627 Charis

627 Charis is an asteroid and the parent body of the Charis family, located in the outer regions of the asteroid belt, approximately 49 kilometers in diameter. It was discovered on 4 March 1907, by German astronomer August Kopff at the Heidelberg-Königstuhl State Observatory in southwest Germany. The asteroid was named after the Greek goddess Charis, a name which may have been inspired by the asteroid's provisional designation 1907 XS. ('Charis' is in Greek is spelled 'Χάρις'.)

Orbit and classification

Charis is the parent body of the Charis family (), an asteroid family of more than 800 known members. It orbits the Sun in the outer main-belt at a distance of 2.7–3.1 AU once every 4 years and 11 months (1,804 days; semi-major axis of 2.90 AU). Its orbit has an eccentricity of 0.06 and an inclination of 6° with respect to the ecliptic. The body's observation arc begins with its official discovery observation at Heidelberg in March 1907.

Physical characteristics

The overall spectral type for members of the Charis family is that of a C- and X-type. In the SMASS classification Charis is an X-type asteroid, while in the Tholen classification, its type is ambiguous, closest to an X- and somewhat similar to a carbonaceous B-type asteroid including a reported noisy spectrum (XB:). Conversely, the Wide-field Infrared Survey Explorer (WISE) characterized it as a primitive P-type asteroid.

Rotation period

Photometric observations of this asteroid by American astronomer Frederick Pilcher at the Organ Mesa Observatory () in Las Cruces, New Mexico, during May 2012 gave a well-defined lightcurve with a rotation period of 27.888 hours and a brightness variation of 0.35 in magnitude (). The result supersedes a tentative period of at least 24 hours obtained by French amateur astronomer Pierre Antonini in March 2011 ().

Diameter and albedo

According to the surveys carried out by the Infrared Astronomical Satellite IRAS, the Japanese Akari satellite and the NEOWISE mission of NASA's WISE telescope, Charis measures between 38.018 and 62.68 kilometers in diameter and its surface has an albedo between 0.047 and 0.0925.

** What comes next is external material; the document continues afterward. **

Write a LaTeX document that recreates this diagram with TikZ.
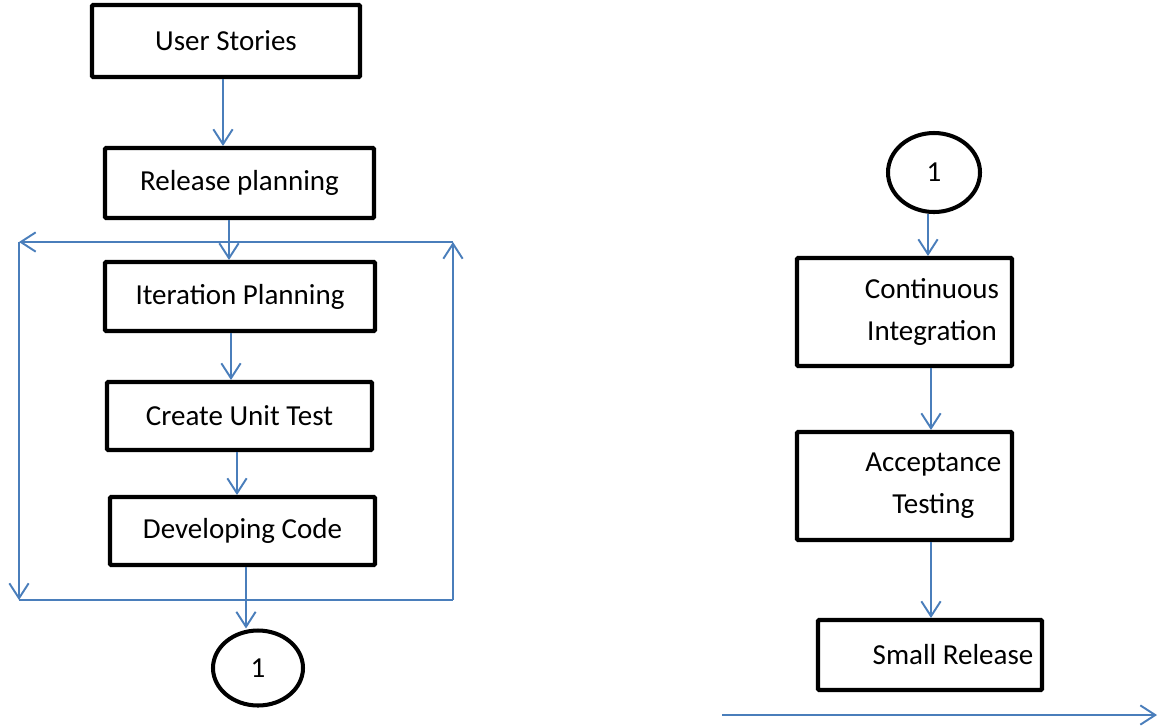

The Collaborative Asteroid Lightcurve Link adopts the results obtained by IRAS, that is, an albedo of 0.0786 and a diameter of 48.51 kilometers based on an absolute magnitude of 9.95.


This minor planet was named from Greek mythology, after the goddess Charis, the wife of Hephaestus after whom the minor planet was also named. The official naming citation was mentioned in The Names of the Minor Planets by Paul Herget in 1955 ().